Which, now that I think about it, is a good thing for you to keep in mind as you’re working on this. We have this tactical day-to-day reality of “how can I help Jenny, the 15-year-old who’s currently sleeping under an overpass, find a place to stay with some permanence?” And your project is to help us look at the big picture so that we can tell how well we’re doing in our endless series of day-to-day realities.
All right. Sorry for the philosophy there. One thing I’d like to have a handle on with analytics is what the circumstances are for clients on intake, so that we can correlate that with success rates. Like, are we more likely to be able to help kids who have been living on their friends’ couches than the kids who have been sleeping out of doors? Is there a substantial, consistent difference in how much staff time needs to be devoted, depending on what the person’s intake status was? Is there a difference in how stable we can help them become? As far as that goes, what *is* the range of possible living statuses that kids enter the program with? We don’t really know in any systematic way.
As a program director, I’d also be interested in data on which of my case workers are particularly effective — I guess for that to work, we’d need to find a way to quantify effectiveness, of course. Some tangle of time spent per case versus placement rate for client versus stability of outcome, I’m not sure. But if we had an answer for that, we could look at the most effective case workers and see what it is they’re doing right. And from there, maybe try to work up some best practices that we could share with case workers who aren’t as effective. Lots of pitfalls and cans of worms working that way, of course, but I think it could be really helpful if we did it intelligently and carefully.
It’s hard for me to think about my job in terms of analytics. Because to me that just means cold data, and this job is all about people and their stories. But I’ve heard people talk about how data tells stories of its own, so I guess that’s the way I need to look at this.

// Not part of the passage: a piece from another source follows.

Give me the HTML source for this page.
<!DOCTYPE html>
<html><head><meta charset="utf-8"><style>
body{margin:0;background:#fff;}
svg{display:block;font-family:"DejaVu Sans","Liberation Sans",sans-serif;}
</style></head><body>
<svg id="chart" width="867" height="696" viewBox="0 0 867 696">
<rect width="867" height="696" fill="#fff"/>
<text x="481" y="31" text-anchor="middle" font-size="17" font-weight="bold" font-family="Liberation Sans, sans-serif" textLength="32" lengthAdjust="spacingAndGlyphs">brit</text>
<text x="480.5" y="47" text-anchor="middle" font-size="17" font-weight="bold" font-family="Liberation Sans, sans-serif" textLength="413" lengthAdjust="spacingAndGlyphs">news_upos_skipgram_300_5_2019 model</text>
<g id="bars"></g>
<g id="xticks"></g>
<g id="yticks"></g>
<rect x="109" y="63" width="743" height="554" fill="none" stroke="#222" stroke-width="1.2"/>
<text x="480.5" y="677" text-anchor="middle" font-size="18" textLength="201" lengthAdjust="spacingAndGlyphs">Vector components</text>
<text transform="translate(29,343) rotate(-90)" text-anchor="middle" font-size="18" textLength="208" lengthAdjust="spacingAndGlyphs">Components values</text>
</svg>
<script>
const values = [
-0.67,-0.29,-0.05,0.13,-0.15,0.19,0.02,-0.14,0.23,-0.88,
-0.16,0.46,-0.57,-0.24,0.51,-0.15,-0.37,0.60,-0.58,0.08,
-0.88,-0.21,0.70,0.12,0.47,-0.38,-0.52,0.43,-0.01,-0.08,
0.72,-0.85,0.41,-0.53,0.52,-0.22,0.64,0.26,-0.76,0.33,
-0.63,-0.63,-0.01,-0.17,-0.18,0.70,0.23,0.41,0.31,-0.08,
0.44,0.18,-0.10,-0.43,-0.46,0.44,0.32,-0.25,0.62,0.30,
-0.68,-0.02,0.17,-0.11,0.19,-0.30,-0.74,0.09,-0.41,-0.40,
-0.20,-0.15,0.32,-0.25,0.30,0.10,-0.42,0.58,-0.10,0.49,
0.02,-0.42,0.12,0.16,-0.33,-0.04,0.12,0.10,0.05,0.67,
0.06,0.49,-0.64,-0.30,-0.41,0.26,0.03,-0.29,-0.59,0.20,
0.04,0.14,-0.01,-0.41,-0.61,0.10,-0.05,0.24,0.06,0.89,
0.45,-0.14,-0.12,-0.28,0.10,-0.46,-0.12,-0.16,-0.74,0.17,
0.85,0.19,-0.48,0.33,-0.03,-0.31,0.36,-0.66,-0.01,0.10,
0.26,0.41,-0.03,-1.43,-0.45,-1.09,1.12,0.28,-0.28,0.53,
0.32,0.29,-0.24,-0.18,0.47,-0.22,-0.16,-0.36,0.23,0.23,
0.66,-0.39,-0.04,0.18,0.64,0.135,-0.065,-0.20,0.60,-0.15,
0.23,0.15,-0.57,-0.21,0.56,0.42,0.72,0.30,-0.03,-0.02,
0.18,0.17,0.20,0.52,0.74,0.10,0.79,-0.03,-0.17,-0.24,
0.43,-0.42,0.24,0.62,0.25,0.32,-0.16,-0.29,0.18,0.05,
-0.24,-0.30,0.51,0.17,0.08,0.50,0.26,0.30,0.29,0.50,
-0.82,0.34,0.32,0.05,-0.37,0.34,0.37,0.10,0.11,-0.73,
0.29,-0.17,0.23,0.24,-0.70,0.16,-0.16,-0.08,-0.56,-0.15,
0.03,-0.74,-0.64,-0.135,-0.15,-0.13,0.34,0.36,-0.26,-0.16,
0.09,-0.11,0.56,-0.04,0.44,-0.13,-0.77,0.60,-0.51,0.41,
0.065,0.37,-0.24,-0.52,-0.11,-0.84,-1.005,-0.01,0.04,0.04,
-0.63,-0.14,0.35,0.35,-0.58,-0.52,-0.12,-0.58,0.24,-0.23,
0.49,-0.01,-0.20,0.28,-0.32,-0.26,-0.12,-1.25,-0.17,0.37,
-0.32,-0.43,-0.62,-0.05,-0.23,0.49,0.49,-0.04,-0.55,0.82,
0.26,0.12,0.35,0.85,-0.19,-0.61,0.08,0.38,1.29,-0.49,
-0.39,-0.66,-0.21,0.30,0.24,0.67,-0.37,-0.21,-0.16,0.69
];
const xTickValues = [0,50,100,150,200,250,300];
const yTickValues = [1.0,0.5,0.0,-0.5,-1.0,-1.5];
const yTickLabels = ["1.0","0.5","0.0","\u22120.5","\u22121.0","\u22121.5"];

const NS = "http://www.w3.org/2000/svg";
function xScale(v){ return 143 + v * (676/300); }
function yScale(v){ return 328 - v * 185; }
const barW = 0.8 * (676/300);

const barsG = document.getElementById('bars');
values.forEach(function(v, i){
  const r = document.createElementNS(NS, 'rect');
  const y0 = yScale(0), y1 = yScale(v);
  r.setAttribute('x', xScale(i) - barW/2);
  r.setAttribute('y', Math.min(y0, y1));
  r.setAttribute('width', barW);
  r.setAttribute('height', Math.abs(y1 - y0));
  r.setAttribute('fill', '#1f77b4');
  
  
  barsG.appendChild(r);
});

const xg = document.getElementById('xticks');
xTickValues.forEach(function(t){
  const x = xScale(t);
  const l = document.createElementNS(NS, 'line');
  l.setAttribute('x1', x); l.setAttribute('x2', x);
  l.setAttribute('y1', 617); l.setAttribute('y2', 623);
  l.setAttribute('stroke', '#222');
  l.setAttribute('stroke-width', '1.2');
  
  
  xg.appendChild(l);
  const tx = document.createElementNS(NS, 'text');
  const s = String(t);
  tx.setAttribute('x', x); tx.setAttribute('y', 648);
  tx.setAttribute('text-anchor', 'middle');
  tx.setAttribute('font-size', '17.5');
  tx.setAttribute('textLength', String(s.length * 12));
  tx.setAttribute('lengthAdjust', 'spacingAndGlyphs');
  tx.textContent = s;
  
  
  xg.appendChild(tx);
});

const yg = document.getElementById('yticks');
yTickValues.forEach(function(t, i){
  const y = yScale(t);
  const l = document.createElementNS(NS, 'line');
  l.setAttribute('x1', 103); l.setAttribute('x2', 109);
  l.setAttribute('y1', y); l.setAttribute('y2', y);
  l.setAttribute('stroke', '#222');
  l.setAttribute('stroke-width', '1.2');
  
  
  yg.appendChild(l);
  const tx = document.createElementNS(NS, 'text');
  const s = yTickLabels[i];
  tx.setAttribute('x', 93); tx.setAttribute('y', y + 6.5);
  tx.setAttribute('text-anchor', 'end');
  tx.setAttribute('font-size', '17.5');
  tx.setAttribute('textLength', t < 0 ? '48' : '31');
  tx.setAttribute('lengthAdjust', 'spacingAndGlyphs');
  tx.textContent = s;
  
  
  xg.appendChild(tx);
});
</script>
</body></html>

So, if I try to think about things I’d like to know about…I guess I’d like it if we could try to figure out what individual things are important about the teens we work with, in terms of making a difference in how they wind up in the program and how able we are to help them. Does that make sense? Like, the question I’m trying to answer is “what do these teens have in common or not in common, and how does that affect them?”
We gather a lot of basic information now that we don’t do enough with: name, age, DOB, last permanent address, stuff like that, but also a lot of detailed background information that goes deeper into their family situation before they came into the program. But then the data just sits there and we don’t do anything with it, don’t use it to dig into the bigger questions. Like, what if we looked at the data and saw that, say, Latino kids with divorced parents are more likely come into the program. I could see that being useful for us in the day-to-day working of the program, and it seems like that would turn around and help you figure out how effective the program as a whole was for different populations. I think.
On the other hand, I can see some privacy risks there, if we’re gathering and storing that much information. And as case managers, we’d need to be very careful not to be intrusive or cold or off-putting as we gathered that information. But these seem like solvable problems to me.